**Material shown**
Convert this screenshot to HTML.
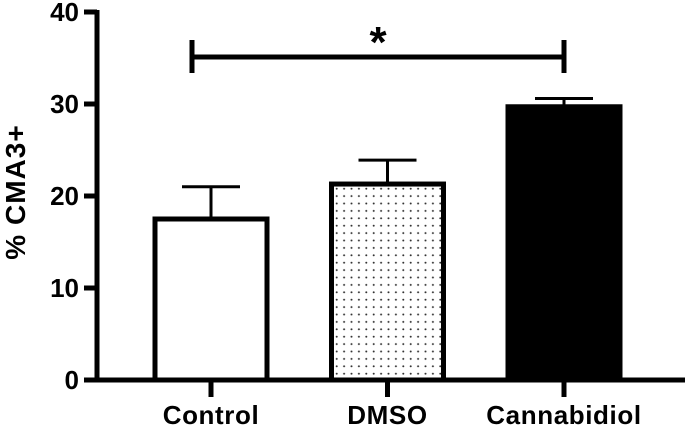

* * *

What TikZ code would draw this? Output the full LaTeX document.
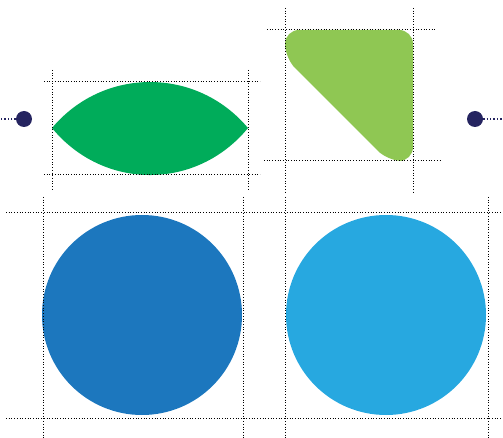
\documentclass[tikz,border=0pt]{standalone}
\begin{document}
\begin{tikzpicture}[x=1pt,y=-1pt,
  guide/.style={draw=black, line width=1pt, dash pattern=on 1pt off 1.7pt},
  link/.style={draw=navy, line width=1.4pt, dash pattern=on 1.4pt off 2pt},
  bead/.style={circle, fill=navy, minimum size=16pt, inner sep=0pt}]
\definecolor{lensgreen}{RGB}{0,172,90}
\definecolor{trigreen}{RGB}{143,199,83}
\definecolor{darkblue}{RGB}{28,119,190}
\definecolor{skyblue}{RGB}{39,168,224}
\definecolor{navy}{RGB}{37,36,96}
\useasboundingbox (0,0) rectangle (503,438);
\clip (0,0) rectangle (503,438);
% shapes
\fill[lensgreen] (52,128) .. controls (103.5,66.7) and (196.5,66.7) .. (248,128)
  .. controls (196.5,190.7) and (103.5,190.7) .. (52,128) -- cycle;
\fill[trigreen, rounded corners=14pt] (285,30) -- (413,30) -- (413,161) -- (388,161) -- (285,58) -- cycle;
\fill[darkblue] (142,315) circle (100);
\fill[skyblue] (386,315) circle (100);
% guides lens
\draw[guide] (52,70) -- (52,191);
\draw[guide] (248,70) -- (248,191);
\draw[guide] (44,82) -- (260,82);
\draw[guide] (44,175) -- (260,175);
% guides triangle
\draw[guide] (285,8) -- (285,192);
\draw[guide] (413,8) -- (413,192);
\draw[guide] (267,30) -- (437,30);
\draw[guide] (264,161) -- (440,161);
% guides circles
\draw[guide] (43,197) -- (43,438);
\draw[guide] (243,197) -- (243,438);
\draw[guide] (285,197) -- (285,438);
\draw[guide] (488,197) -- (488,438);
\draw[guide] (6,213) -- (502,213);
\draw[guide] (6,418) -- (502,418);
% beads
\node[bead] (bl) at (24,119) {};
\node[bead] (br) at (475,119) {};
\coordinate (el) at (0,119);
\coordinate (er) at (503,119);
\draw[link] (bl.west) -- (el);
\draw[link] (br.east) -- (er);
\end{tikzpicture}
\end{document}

**What to do**
Which lines in the records above contain the string "this"? Copy each one.

**Solved problem**
Convert this screenshot to HTML.
What TikZ code would draw this? Output the full LaTeX document.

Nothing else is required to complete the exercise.